After a family member read a brief statement written by the girl's brother, her mother also addressed the court.

She noted that her daughter was planning to have a friend over for a sleepover on Nov. 20, 2018 and instead of innocent fun she had to endure police interviews and a medical examination.

"Living in small area has been extremely tough," she added. "Anonymity isn't an option in a small town."

She also noted that Victory Janitorial is still the contracted custodial service in the School District of Rhinelander, so her children are forced to see people wearing the same uniform as Iliopoulos wore.

She also described the changes she has seen in her daughter over the last year, including a marked difference in her feelings about school.

"The start of school year was not the usual high-energy event," she said. "For first time ever my girl, who would go to school year round if she could, didn't want to go to school."

Despite the challenges, her daughter has persevered, she continued.

"I truly don't think (Iliopoulos) realized how strong my little girl was and is," she said. "I think he saw a sweet girl he could he could manipulate and do what he pleased with when and where he wanted. Guess what, Stavros, you messed with the wrong girl. My daughter is strong and will continue to be strong regardless of what you did to her. She spoke up for herself and other kids."

Assistant district attorney Mary Sowinski kept her remarks brief.

"I would beg the court to remember that in this community, as in any community, school should be a sacred place and a place of safety," she said, before recommending a sentence that would ensure Iliopoulos is supervised by the probation department for the rest of his life.

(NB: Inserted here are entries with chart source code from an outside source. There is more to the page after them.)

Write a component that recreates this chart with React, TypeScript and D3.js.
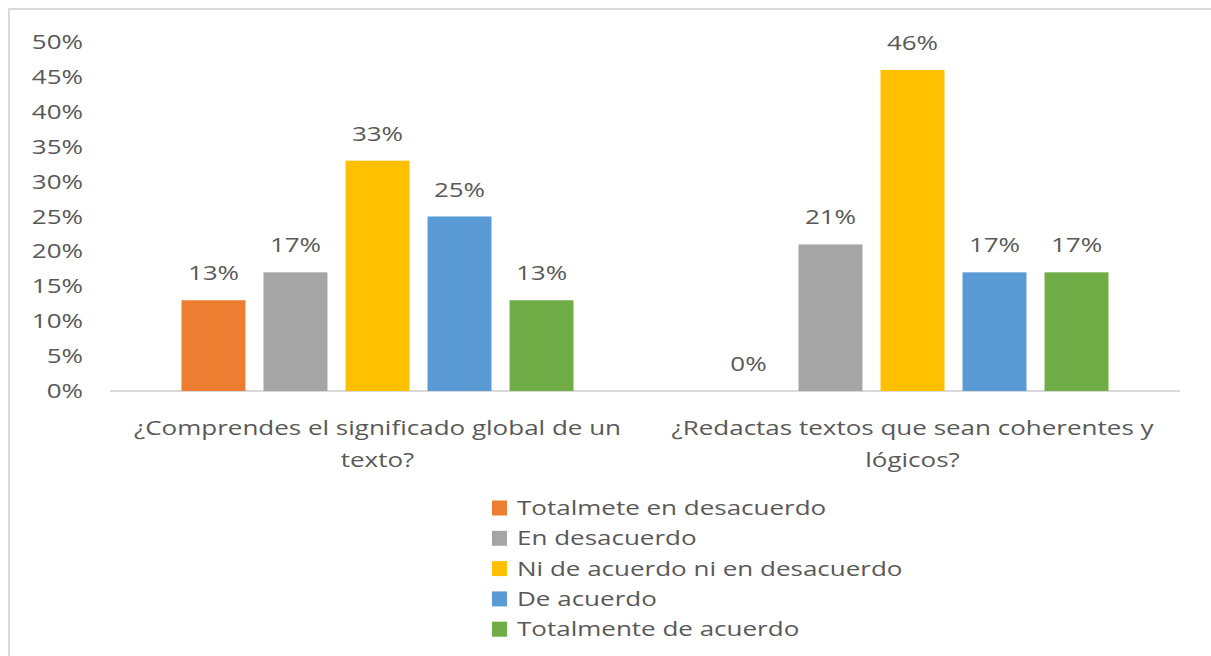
import React, { useEffect, useRef } from 'react';
import * as d3 from 'd3';

const categories = [
  ['¿Comprendes el significado global de un', 'texto?'],
  ['¿Redactas textos que sean coherentes y', 'lógicos?'],
];
const seriesNames = [
  'Totalmete en desacuerdo',
  'En desacuerdo',
  'Ni de acuerdo ni en desacuerdo',
  'De acuerdo',
  'Totalmente de acuerdo',
];
const seriesColors = ['#ed7d31', '#a5a5a5', '#ffc000', '#5b9bd5', '#70ad47'];
// values per category, in series order (%)
const valuesComprendes = [13, 17, 33, 25, 13];
const valuesRedactas = [0, 21, 46, 17, 17];
const yTicks = [0, 5, 10, 15, 20, 25, 30, 35, 40, 45, 50];

const App = () => {
  const svgRef = useRef<SVGSVGElement>(null);

  useEffect(() => {
    const svg = d3.select(svgRef.current);
    svg.selectAll('*').remove();

    const width = 1211;
    const height = 656;
    const font = "'Open Sans', sans-serif";
    const textColor = '#595959';
    const stretch = 1.3; // the source image is stretched horizontally

    svg.attr('width', width).attr('height', height);

    svg.append('rect')
      .attr('width', width).attr('height', height).attr('fill', 'white');

    // chart frame (runs off the right and bottom edges)
    svg.append('rect')
      .attr('x', 9).attr('y', 9)
      .attr('width', 1300).attr('height', 800)
      .attr('fill', 'none')
      .attr('stroke', '#d9d9d9')
      .attr('stroke-width', 2);

    const addText = (parent, x, y, str, anchor = 'start') =>
      parent.append('text')
        .attr('transform', `translate(${x},${y}) scale(${stretch},1)`)
        .attr('dy', '0.35em')
        .attr('text-anchor', anchor)
        .style('font-family', font)
        .style('font-size', '20px')
        .attr('fill', textColor)
        .text(str);

    const plot = { left: 110, right: 1180, top: 42, bottom: 391 };

    const x0 = d3.scaleBand<number>()
      .domain(d3.range(categories.length))
      .range([plot.left, plot.right]);

    const x1 = d3.scaleBand<number>()
      .domain(d3.range(seriesNames.length))
      .range([71.5, x0.bandwidth() - 71.5])
      .paddingInner(0.22);

    const y = d3.scaleLinear()
      .domain([0, 50])
      .range([plot.bottom, plot.top]);

    // y axis labels
    const yAxis = svg.append('g');
    yTicks.forEach(t => addText(yAxis, 83, y(t), `${t}%`, 'end'));

    // baseline
    svg.append('line')
      .attr('x1', plot.left).attr('x2', plot.right)
      .attr('y1', y(0)).attr('y2', y(0))
      .attr('stroke', '#d9d9d9')
      .attr('stroke-width', 2);

    const allValues = [valuesComprendes, valuesRedactas];

    allValues.forEach((vals, ci) => {
      const g = svg.append('g').attr('transform', `translate(${x0(ci)},0)`);
      g.selectAll('rect')
        .data(vals)
        .enter().append('rect')
        .attr('x', (d, i) => x1(i)!)
        .attr('y', d => y(d))
        .attr('width', x1.bandwidth())
        .attr('height', d => y(0) - y(d))
        .attr('fill', (d, i) => seriesColors[i]);
      vals.forEach((v, i) => {
        addText(g, x1(i)! + x1.bandwidth() / 2, y(v) - 27, `${v}%`, 'middle');
      });
    });

    // category labels
    categories.forEach((lines, i) => {
      const cx = x0(i)! + x0.bandwidth() / 2;
      lines.forEach((line, j) => addText(svg, cx, 428 + j * 32, line, 'middle'));
    });

    // legend
    const legend = svg.append('g');
    seriesNames.forEach((name, i) => {
      const ly = 508 + i * 30.3;
      legend.append('rect')
        .attr('x', 492).attr('y', ly - 7.5)
        .attr('width', 15).attr('height', 15)
        .attr('fill', seriesColors[i]);
      addText(legend, 517, ly, name);
    });
  }, []);

  return (
    <div style={{ position: 'absolute', left: 0, top: 0, width: 1211, height: 656, overflow: 'hidden' }}>
      <svg ref={svgRef} style={{ display: 'block' }} />
    </div>
  );
};

export default App;
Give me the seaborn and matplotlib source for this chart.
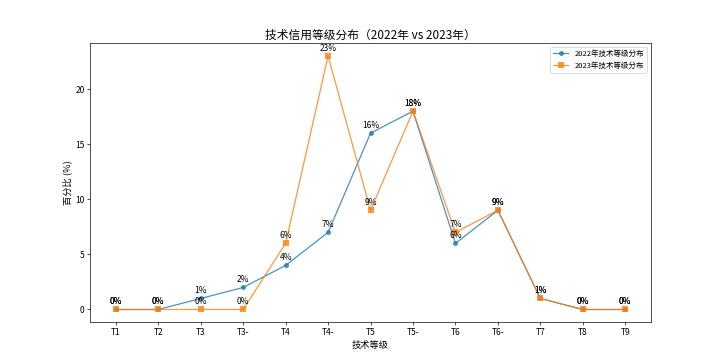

Defense attorney Andrew Morgan was equally brief. He noted that Iliopoulos maintains his innocence and is appealing the verdict, thus he does not believe there should be a sentencing.

Through an interpreter, Iliopoulos said a few words on his own behalf.

"I respect everybody and never in my mind to do harm to a person," he said. "God bless my enemies and my friends."

Judge Michael Bloom began his remarks by noting the factors that must be considered at sentencing, including the gravity of the offense, the character of the defendant and the need to protect the public.

He then launched into a defense of the verdict.

"I'm not so naive as to think there are never wrongful convictions in criminal cases in this state and the U.S. in general," he said. "If a court believes there's been a miscarriage of justice, the court must do something about it. My judgment in this case is the available evidence does not indicate a miscarriage of justice."

Bloom cited several factors that led him to conclude there was sufficient evidence in the record for the jury to find the defendant guilty as charged.

Specifically, he noted the victim made a contemporaneous report of the incident. She reported the assault immediately after it happened and in relatively specific terms.

Secondly, there was corroborating evidence in the form of video surveillance that put the defendant and the victim in the locations indicated by the victim.

Third, the defendant acknowledged being in the closet with the girl and telling her not to tell anybody.

Finally, there was physical evidence, in the form of the defendant's DNA on the victim's body, he noted.

He then turned to the gravity of the offense and explained that it requires substantial punishment.

"Luring a child into a small room, closing the door and keeping her there is a grave and serious offense," the judge said. "A man has lured a child at a school where he was supposedly a trusted employee, closed the door, wouldn't let her leave, pulled at her clothes, kissed her bare skin. It is repugnant conduct that require a substantial response from the justice system. There needs to be a substantial prison sentence imposed in this case."

Bloom then handed down a sentence of 14 years in prison.

On the child enticement charge, Iliopoulos was sentenced to 4 years in prison. On the false imprisonment count, he was sentenced to one year in prison. Both of those sentences are to be served concurrently with a 14-year sentence for first degree sexual assault of a child.

Iliopoulos will receive credit for 368 days already served.